Consider $\mathbb{Z}^d$ as a graph with edges connecting each $x, y \in \mathbb{Z}^d$ with $|x-y|=1$. Let $\tau (e)$ be i.i.d random variables assigned to each edge $e$. $\tau (e)$ represents the time required to traverse the edge in in either direction. For $x, y \in \mathbb{Z}^d$, if $x_0 = x, x_1, \dots, x_n = y$ is a path from $x$ to $y$, the travel time along the path is defined as $\tau(x_0, x_1) +\tau(x_1, x_2) + \cdots + \tau(x_{n-1}, x_n)$. Define the passage time from $x$ to $y$ as $t(x,y)=$ the infimum of the travel times over all paths from $x$ to $y$.

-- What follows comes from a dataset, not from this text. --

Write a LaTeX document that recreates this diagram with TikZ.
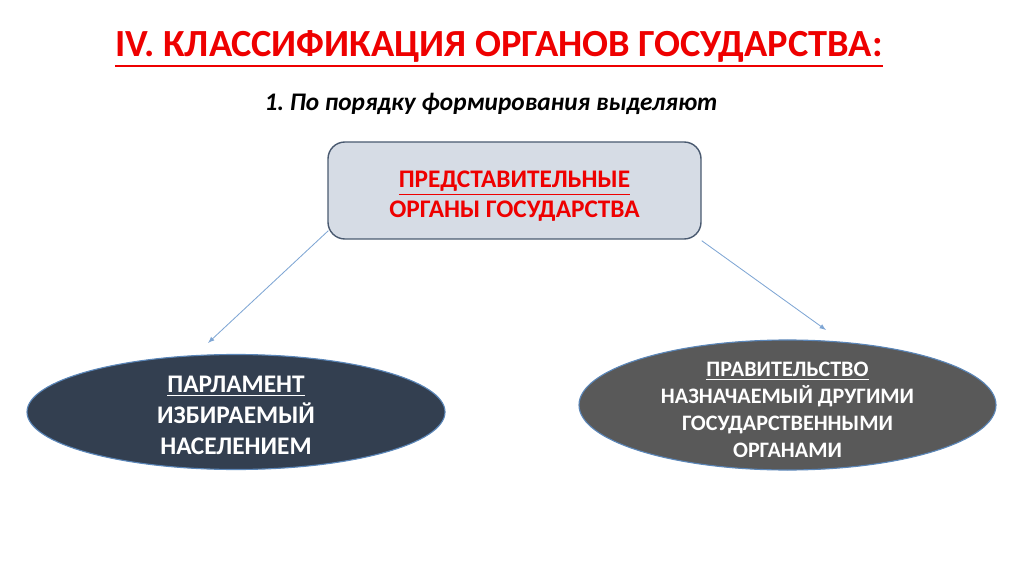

Let $X_{m,n} = t(mu, nu)$, where $u=(1,0,\dots,0)\in \mathbb{Z}^d$.
This seems to be one of the famous examples of applications of the subadditive ergodic theorem. I took the description above from Durrett's Probability (See Example 6.5.4).
I have no problem understanding why $X_{m,n}$ satisfies conditions of the subadditive ergodic theorem (Liggett's version) except for the following condition, which is critical to show that $X_{0,n}/n$ converges to a constant almost surely.
Condition: $\{X_{nk, (n+1)k}, n\geq 1\}$ is ergodic.
Durrett says it can be reduced to the tail $\sigma$-field of the i.i.d. sequence $\{\tau (e)\}$. I don't see why that is the case. Other literature, such as this, says the ergodicity follows directly from the fact that $\{\tau (e)\}$ is i.i.d. But, still, it doesn't seem trivial to me.
If $X$ can be reduced to the tail $\sigma$-field of $\{\tau (e)\}$ as Durrett says, $X_{m,n}$ should be determined by a part of $\{\tau(e)\}$. However, it doesn't seem obvious to me.
Any assistance or suggestion would be very much appreciated!
Self-resolved:Realized that you can show that $X= \lim_{n\to \infty}X_{0,n}/n$ is constant by showing $X$ is measurable with respect to the tail $\sigma$-field of $\{\tau(e)\}$ instead of showing ergodicity of the sequence $\{X_{nk, (n+1)k}, k\geq 1\}$.